I walked back to the lobby and stood leaning against the wall while the water poured off me as if I had just spent an hour in the hot sun cutting hay. Then I began to shake. Crouching against the wall trying to control my body, I shook as if I would shake the building down. Eventually, it subsided and I returned to my seat beside Evelyn.

Most of the day Saturday, I spent on the sofa in Evelyn's living room, shaking. The water literally poured out of the pores of my skin. Twice, I had to get up and change clothes because they were wringing wet.

Sunday, they put me on a plane for Ottawa. My eyes were watering so badly Evelyn was afraid I couldn't see, but I assured her I was all right. I didn't know what was happening but was convinced it was associated with my healing. Margaret met me at the airport and we drove back to Forester's Falls.

Three weeks later, I kept my appointment at the Clinic prior to my admittance to the hospital. Margaret and I both knew a dramatic change had taken place in my body, but we said nothing to the specialist. I knew he would find that the lumps had virtually dissolved and the swelling disappeared from my leg.

Following the examination, I returned to the waiting room. "I would like you to wait and have another doctor examine you," the first doctor said.

I agreed and we waited until all the other patients had gone and once again entered the examining room. The second doctor gave me a thorough checkup and then turned and looked at the other.

"What am I supposed to find?" he asked, with a puzzled look on his face.

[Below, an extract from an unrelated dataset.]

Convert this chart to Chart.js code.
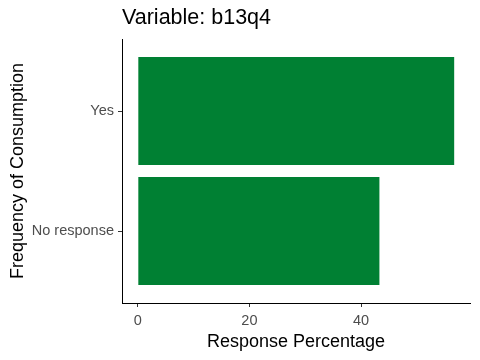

I interrupted him and asked, "What did you find, Doctor?"

He shook his head. "Nothing," he said, and walked out."If you will come back in another month, we will have our chief specialist examine you," the doctor said with a confused look. "However, I think you can forget about going in the hospital for a while."
"What does that mean?" I asked.

"I cannot say anything until the other doctor examines you," he said, "Besides, it is too early to make a definite diagnosis of your present condition."

A month later, I returned for my last visit at the Cancer Clinic. The chief specialist examined me and when he finished I said, "What do you find, Doctor?"

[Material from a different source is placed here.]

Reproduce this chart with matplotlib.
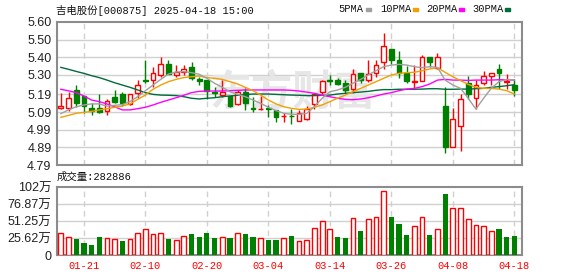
import matplotlib
matplotlib.use('Agg')
import matplotlib.pyplot as plt
from matplotlib.patches import Rectangle
import numpy as np

# daily k-line data, 吉电股份 000875
dates = ['01-16', '01-17', '01-20', '01-21', '01-22', '01-23', '01-24', '01-27',
         '02-05', '02-06', '02-07', '02-10', '02-11', '02-12', '02-13', '02-14',
         '02-17', '02-18', '02-19', '02-20', '02-21', '02-24', '02-25', '02-26',
         '02-27', '02-28', '03-03', '03-04', '03-05', '03-06', '03-07', '03-10',
         '03-11', '03-12', '03-13', '03-14', '03-17', '03-18', '03-19', '03-20',
         '03-21', '03-24', '03-25', '03-26', '03-27', '03-28', '03-31', '04-01',
         '04-02', '04-03', '04-07', '04-08', '04-09', '04-10', '04-11', '04-14',
         '04-15', '04-16', '04-17', '04-18']
opens = [5.115, 5.115, 5.213, 5.181, 5.115, 5.113, 5.094, 5.173, 5.192, 5.136,
         5.196, 5.271, 5.271, 5.300, 5.360, 5.300, 5.315, 5.343, 5.275, 5.271,
         5.206, 5.185, 5.181, 5.136, 5.205, 5.111, 5.105, 5.111, 5.102, 5.066,
         5.070, 5.041, 5.049, 5.136, 5.202, 5.273, 5.271, 5.256, 5.219, 5.309,
         5.271, 5.309, 5.375, 5.447, 5.385, 5.309, 5.260, 5.268, 5.400, 5.341,
         5.124, 4.894, 5.013, 5.256, 5.168, 5.256, 5.296, 5.334, 5.260, 5.243]
highs = [5.200, 5.202, 5.243, 5.183, 5.139, 5.192, 5.164, 5.215, 5.203, 5.190,
         5.271, 5.385, 5.347, 5.400, 5.385, 5.356, 5.356, 5.371, 5.290, 5.271,
         5.234, 5.271, 5.181, 5.215, 5.224, 5.177, 5.183, 5.130, 5.102, 5.083,
         5.107, 5.102, 5.124, 5.200, 5.271, 5.300, 5.281, 5.271, 5.332, 5.313,
         5.385, 5.385, 5.540, 5.447, 5.436, 5.353, 5.356, 5.413, 5.400, 5.426,
         5.230, 5.115, 5.192, 5.294, 5.271, 5.322, 5.309, 5.360, 5.305, 5.275]
lows = [5.105, 5.096, 5.117, 5.083, 5.075, 5.086, 5.075, 5.143, 5.124, 5.130,
        5.168, 5.253, 5.234, 5.290, 5.305, 5.287, 5.300, 5.271, 5.243, 5.162,
        5.177, 5.177, 5.117, 5.130, 5.102, 5.092, 5.101, 5.064, 5.035, 5.032,
        5.022, 5.041, 5.045, 5.109, 5.190, 5.243, 5.243, 5.196, 5.196, 5.253,
        5.262, 5.290, 5.332, 5.360, 5.285, 5.256, 5.224, 5.268, 5.343, 5.332,
        4.860, 4.894, 4.871, 5.164, 5.105, 5.243, 5.243, 5.220, 5.220, 5.183]
closes = [5.124, 5.171, 5.143, 5.126, 5.096, 5.090, 5.151, 5.149, 5.139, 5.190,
          5.243, 5.268, 5.309, 5.360, 5.305, 5.315, 5.332, 5.285, 5.268, 5.209,
          5.200, 5.205, 5.124, 5.203, 5.143, 5.105, 5.107, 5.107, 5.060, 5.068,
          5.066, 5.086, 5.105, 5.190, 5.266, 5.268, 5.247, 5.215, 5.304, 5.271,
          5.305, 5.356, 5.464, 5.385, 5.313, 5.266, 5.264, 5.400, 5.375, 5.400,
          4.894, 5.049, 5.164, 5.192, 5.243, 5.294, 5.309, 5.309, 5.264, 5.215]
# volume in 万手, 1 = red bar, 0 = green bar
volumes = [33.2, 26.6, 24.1, 18.6, 15.1, 27.1, 25.6, 24.1, 21.1, 24.1,
           33.2, 39.2, 31.7, 33.2, 24.1, 22.6, 28.6, 31.7, 27.1, 33.2,
           25.6, 26.6, 25.6, 32.7, 31.7, 26.6, 25.1, 22.6, 22.6, 25.1,
           28.6, 20.6, 22.6, 40.2, 50.8, 38.7, 27.1, 25.6, 55.3, 36.2,
           53.8, 56.8, 96.0, 57.3, 46.7, 30.2, 43.2, 56.8, 30.2, 38.7,
           92.0, 70.4, 70.4, 53.8, 44.7, 43.2, 35.7, 39.2, 27.1, 28.29]
vol_up = [1, 1, 0, 0, 0, 0, 1, 1, 0, 1, 1, 1, 1, 1, 0, 1, 1, 0, 0, 0,
          0, 1, 0, 1, 0, 0, 1, 0, 0, 1, 0, 1, 1, 1, 1, 1, 0, 0, 1, 0,
          1, 1, 1, 0, 0, 0, 1, 1, 0, 1, 0, 1, 1, 1, 1, 1, 1, 0, 0, 0]

# moving averages as drawn on the chart
ma5 = [5.081, 5.102, 5.120, 5.130, 5.136, 5.136, 5.124, 5.128, 5.132, 5.149,
       5.177, 5.211, 5.243, 5.275, 5.305, 5.317, 5.319, 5.313, 5.304, 5.281,
       5.253, 5.230, 5.205, 5.190, 5.177, 5.158, 5.139, 5.117, 5.098, 5.083,
       5.077, 5.077, 5.083, 5.120, 5.168, 5.205, 5.215, 5.230, 5.253, 5.275,
       5.300, 5.324, 5.347, 5.356, 5.360, 5.356, 5.347, 5.341, 5.347, 5.343,
       5.271, 5.243, 5.224, 5.168, 5.107, 5.168, 5.224, 5.262, 5.275, 5.271]
ma10 = [5.060, 5.071, 5.083, 5.088, 5.094, 5.102, 5.109, 5.117, 5.124, 5.136,
        5.162, 5.186, 5.219, 5.243, 5.262, 5.275, 5.285, 5.290, 5.294, 5.285,
        5.281, 5.275, 5.262, 5.249, 5.230, 5.211, 5.186, 5.158, 5.136, 5.120,
        5.111, 5.105, 5.107, 5.117, 5.130, 5.149, 5.168, 5.186, 5.205, 5.224,
        5.243, 5.262, 5.281, 5.300, 5.309, 5.313, 5.315, 5.324, 5.334, 5.341,
        5.315, 5.290, 5.268, 5.247, 5.230, 5.224, 5.224, 5.220, 5.211, 5.192]
ma20 = [5.219, 5.210, 5.200, 5.181, 5.158, 5.149, 5.136, 5.120, 5.102, 5.102,
        5.109, 5.117, 5.130, 5.145, 5.158, 5.171, 5.185, 5.200, 5.207, 5.209,
        5.209, 5.209, 5.211, 5.213, 5.215, 5.215, 5.215, 5.215, 5.215, 5.215,
        5.213, 5.209, 5.203, 5.196, 5.185, 5.177, 5.168, 5.162, 5.160, 5.164,
        5.171, 5.181, 5.192, 5.200, 5.211, 5.220, 5.224, 5.234, 5.249, 5.271,
        5.275, 5.271, 5.271, 5.269, 5.271, 5.271, 5.271, 5.273, 5.273, 5.271]
ma30 = [5.343, 5.332, 5.320, 5.309, 5.296, 5.285, 5.271, 5.256, 5.243, 5.230,
        5.215, 5.200, 5.190, 5.186, 5.185, 5.183, 5.177, 5.168, 5.164, 5.168,
        5.171, 5.177, 5.181, 5.185, 5.188, 5.192, 5.192, 5.192, 5.190, 5.188,
        5.186, 5.185, 5.183, 5.183, 5.185, 5.186, 5.192, 5.196, 5.200, 5.203,
        5.207, 5.213, 5.217, 5.217, 5.219, 5.219, 5.219, 5.220, 5.222, 5.222,
        5.219, 5.219, 5.220, 5.220, 5.222, 5.224, 5.230, 5.234, 5.239, 5.245]

price_ticks = [4.79, 4.89, 4.99, 5.09, 5.19, 5.30, 5.40, 5.50, 5.60]
vol_ticks = [0, 25.625, 51.25, 76.875, 102.5]
vol_labels = ['0', '25.62万', '51.25万', '76.87万', '102万']
date_ticks = [3, 11, 19, 27, 35, 43, 51, 59]

UP = '#ff0000'
DOWN = '#008000'
GRID = '#d0d0d0'
FRAME = '#8c8c8c'
SANS = ['Liberation Sans', 'Noto Sans CJK SC']
MONO = ['Liberation Mono', 'Noto Sans CJK SC']

W, H = 578, 276
fig = plt.figure(figsize=(W / 100, H / 100), dpi=100)
ax = fig.add_axes([57 / W, 1 - 165 / H, 465 / W, 143 / H])
axv = fig.add_axes([57 / W, 1 - 255 / H, 465 / W, 68 / H])

x = np.arange(len(dates))

# price panel
for i in x:
    o, c = opens[i], closes[i]
    color = UP if c > o else DOWN
    ax.vlines(i, lows[i], highs[i], color=color, lw=1, zorder=2)
    body = max(abs(c - o), 0.004)
    ax.bar(i, body, 0.62, bottom=min(o, c), facecolor='white' if c > o else DOWN,
           edgecolor=color, lw=1, zorder=3)

ax.plot(x, ma30, color='#006b3c', lw=1.0, zorder=4)
ax.plot(x, ma20, color='#ff00ff', lw=1.0, zorder=4)
ax.plot(x, ma10, color='#f0a000', lw=1.0, zorder=4)
ax.plot(x, ma5, color='#a0a0a0', lw=1.0, zorder=4)

ax.text(0.508, 0.51, '东方财富', transform=ax.transAxes, fontsize=30,
        color='#e6e6e6', fontweight='bold', family='Noto Sans CJK SC',
        ha='center', va='center', zorder=1)

ax.set_xlim(-0.5, 60)
ax.set_ylim(4.79, 5.60)
ax.set_yticks(price_ticks)
ax.set_yticklabels(['%.2f' % v for v in price_ticks])
ax.set_xticks([])
for v in price_ticks[1:-1]:
    ax.axhline(v, color=GRID, lw=1, zorder=0)

# volume panel
for i in x:
    if vol_up[i]:
        axv.bar(i, volumes[i], 0.62, facecolor='white', edgecolor=UP, lw=1, zorder=3)
    else:
        axv.bar(i, volumes[i], 0.68, color=DOWN, lw=0, zorder=3)

axv.set_xlim(-0.5, 60)
axv.set_ylim(0, 102.5)
axv.set_yticks(vol_ticks)
axv.set_yticklabels(vol_labels)
axv.set_xticks(date_ticks)
axv.set_xticklabels([dates[i] for i in date_ticks])
for v in vol_ticks[1:-1]:
    axv.axhline(v, color=GRID, lw=1, zorder=0)

for a in (ax, axv):
    for i in date_ticks:
        a.axvline(i, color=GRID, lw=1, ls=(0, (4, 3)), zorder=0)
    for s in a.spines.values():
        s.set_color(FRAME)
        s.set_linewidth(1.5)
    a.tick_params(length=0, pad=4)
    for lab in a.get_yticklabels():
        lab.set_fontfamily(SANS)
        lab.set_fontsize(9)
        lab.set_color('#222222')

for lab in axv.get_xticklabels():
    lab.set_fontfamily(MONO)
    lab.set_fontsize(7.5)
    lab.set_color(UP)

# header and legend
fig.text(56 / W, 1 - 10 / H, '吉电股份[000875] 2025-04-18 15:00', family=MONO,
         fontsize=7.5, va='center', color='#111111')
legend = [('5PMA', 338, 366, '#a0a0a0'), ('10PMA', 380, 413, '#f0a000'),
          ('20PMA', 426, 459, '#ff00ff'), ('30PMA', 472, 505, '#006b3c')]
for name, tx, sx, col in legend:
    fig.text(tx / W, 1 - 9.5 / H, name, family=MONO, fontsize=7.5,
             va='center', color='#111111')
    fig.patches.append(Rectangle((sx / W, 1 - 11 / H), 5 / W, 3.5 / H,
                                 transform=fig.transFigure, color=col))

fig.text(57 / W, 1 - 177 / H, '成交量:282886', family=MONO, fontsize=7.5,
         va='center', color='#111111')

fig.savefig('out.png', dpi=100)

Like the first doctor, he gave me a strange look and said, "Nothing." That's all he said.

I dressed and returned to the sitting room where Margaret was waiting. Moments later, the doctor appeared and walked straight over to her. He was a man of few, very few, words. He looked her straight in the face and said, "He is a very well man." He shook his head and repeated it as if he did not believe it himself, ". . . a very well man."

Margaret's face was beaming and her eyes moist with tears. "It is a miracle, Doctor'" she said.

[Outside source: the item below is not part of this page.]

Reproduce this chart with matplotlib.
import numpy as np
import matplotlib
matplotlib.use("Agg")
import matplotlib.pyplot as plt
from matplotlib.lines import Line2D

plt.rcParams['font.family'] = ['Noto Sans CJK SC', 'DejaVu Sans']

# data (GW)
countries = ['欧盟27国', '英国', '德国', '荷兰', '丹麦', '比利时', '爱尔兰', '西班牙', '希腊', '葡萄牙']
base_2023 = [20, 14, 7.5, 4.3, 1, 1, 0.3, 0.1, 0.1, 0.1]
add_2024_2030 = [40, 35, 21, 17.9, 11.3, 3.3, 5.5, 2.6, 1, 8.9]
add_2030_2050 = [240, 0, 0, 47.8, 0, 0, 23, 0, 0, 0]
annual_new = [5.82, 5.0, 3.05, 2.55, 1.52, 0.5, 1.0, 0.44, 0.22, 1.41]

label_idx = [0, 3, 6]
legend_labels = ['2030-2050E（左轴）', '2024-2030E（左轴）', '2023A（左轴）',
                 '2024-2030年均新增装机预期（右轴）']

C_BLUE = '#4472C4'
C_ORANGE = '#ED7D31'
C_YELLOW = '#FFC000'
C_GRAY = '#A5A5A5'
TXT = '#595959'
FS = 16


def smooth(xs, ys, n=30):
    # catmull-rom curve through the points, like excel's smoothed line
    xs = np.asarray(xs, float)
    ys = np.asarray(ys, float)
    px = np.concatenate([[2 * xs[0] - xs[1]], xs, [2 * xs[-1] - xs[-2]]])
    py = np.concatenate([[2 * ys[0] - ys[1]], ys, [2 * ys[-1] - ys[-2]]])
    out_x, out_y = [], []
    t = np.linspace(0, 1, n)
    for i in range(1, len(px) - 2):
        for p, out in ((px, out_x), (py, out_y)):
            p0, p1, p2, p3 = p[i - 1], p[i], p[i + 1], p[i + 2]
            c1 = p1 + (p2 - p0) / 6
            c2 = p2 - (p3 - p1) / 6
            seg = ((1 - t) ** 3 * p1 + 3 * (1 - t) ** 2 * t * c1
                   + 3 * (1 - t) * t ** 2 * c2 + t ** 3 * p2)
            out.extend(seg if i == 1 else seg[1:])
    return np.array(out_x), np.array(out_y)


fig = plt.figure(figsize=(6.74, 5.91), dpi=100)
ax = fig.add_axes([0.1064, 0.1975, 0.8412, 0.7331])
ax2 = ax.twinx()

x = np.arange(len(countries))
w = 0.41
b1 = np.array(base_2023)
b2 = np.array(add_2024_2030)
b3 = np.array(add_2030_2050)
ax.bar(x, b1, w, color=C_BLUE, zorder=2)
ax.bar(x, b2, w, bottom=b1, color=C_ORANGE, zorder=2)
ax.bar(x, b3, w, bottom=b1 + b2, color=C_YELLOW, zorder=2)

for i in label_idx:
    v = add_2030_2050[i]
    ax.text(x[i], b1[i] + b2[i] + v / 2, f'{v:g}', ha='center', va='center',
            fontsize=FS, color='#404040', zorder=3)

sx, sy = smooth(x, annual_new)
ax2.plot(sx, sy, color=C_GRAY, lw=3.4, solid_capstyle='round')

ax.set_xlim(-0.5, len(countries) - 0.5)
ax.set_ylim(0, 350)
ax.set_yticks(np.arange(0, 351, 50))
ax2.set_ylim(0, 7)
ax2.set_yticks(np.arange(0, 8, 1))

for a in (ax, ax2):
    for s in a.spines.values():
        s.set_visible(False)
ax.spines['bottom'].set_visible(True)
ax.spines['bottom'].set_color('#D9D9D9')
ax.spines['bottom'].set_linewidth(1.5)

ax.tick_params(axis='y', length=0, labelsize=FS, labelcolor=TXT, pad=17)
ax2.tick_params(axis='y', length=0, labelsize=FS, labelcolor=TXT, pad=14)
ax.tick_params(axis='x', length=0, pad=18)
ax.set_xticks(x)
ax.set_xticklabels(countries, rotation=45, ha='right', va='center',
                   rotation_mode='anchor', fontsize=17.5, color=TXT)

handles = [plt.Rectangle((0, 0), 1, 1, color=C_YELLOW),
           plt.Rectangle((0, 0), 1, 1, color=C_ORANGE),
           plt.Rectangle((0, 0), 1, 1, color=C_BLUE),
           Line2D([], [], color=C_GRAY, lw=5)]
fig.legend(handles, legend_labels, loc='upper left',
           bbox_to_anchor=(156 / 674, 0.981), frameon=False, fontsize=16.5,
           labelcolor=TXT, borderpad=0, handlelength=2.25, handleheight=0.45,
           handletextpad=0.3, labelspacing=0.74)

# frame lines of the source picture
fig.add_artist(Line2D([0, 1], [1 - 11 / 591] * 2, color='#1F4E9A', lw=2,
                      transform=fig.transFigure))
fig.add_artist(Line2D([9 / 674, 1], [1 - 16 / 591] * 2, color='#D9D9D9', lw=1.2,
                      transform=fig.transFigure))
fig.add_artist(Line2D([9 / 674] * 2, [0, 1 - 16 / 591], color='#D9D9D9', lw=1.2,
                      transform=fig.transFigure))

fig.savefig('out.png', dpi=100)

He paused for a long moment and then said, "Yes, it is," and he shook his head and walked back through the swinging doors into the cancer clinic.

The summer sun was just setting over the tops of the tall spruce pines as we drove out of the big city into the rolling hills of our native Canada. The miles slipped by in silence as we both sat absorbed in our own thoughts. It has been a long time since I had noticed the brilliant beauty of a Canadian sunset.

As the sun sank out of sight and twilight settled across the pastoral countryside, I turned to Margaret and said, "God is good, isn't He?" "Yes, He is everything," she answered, still engrossed in her own thoughts.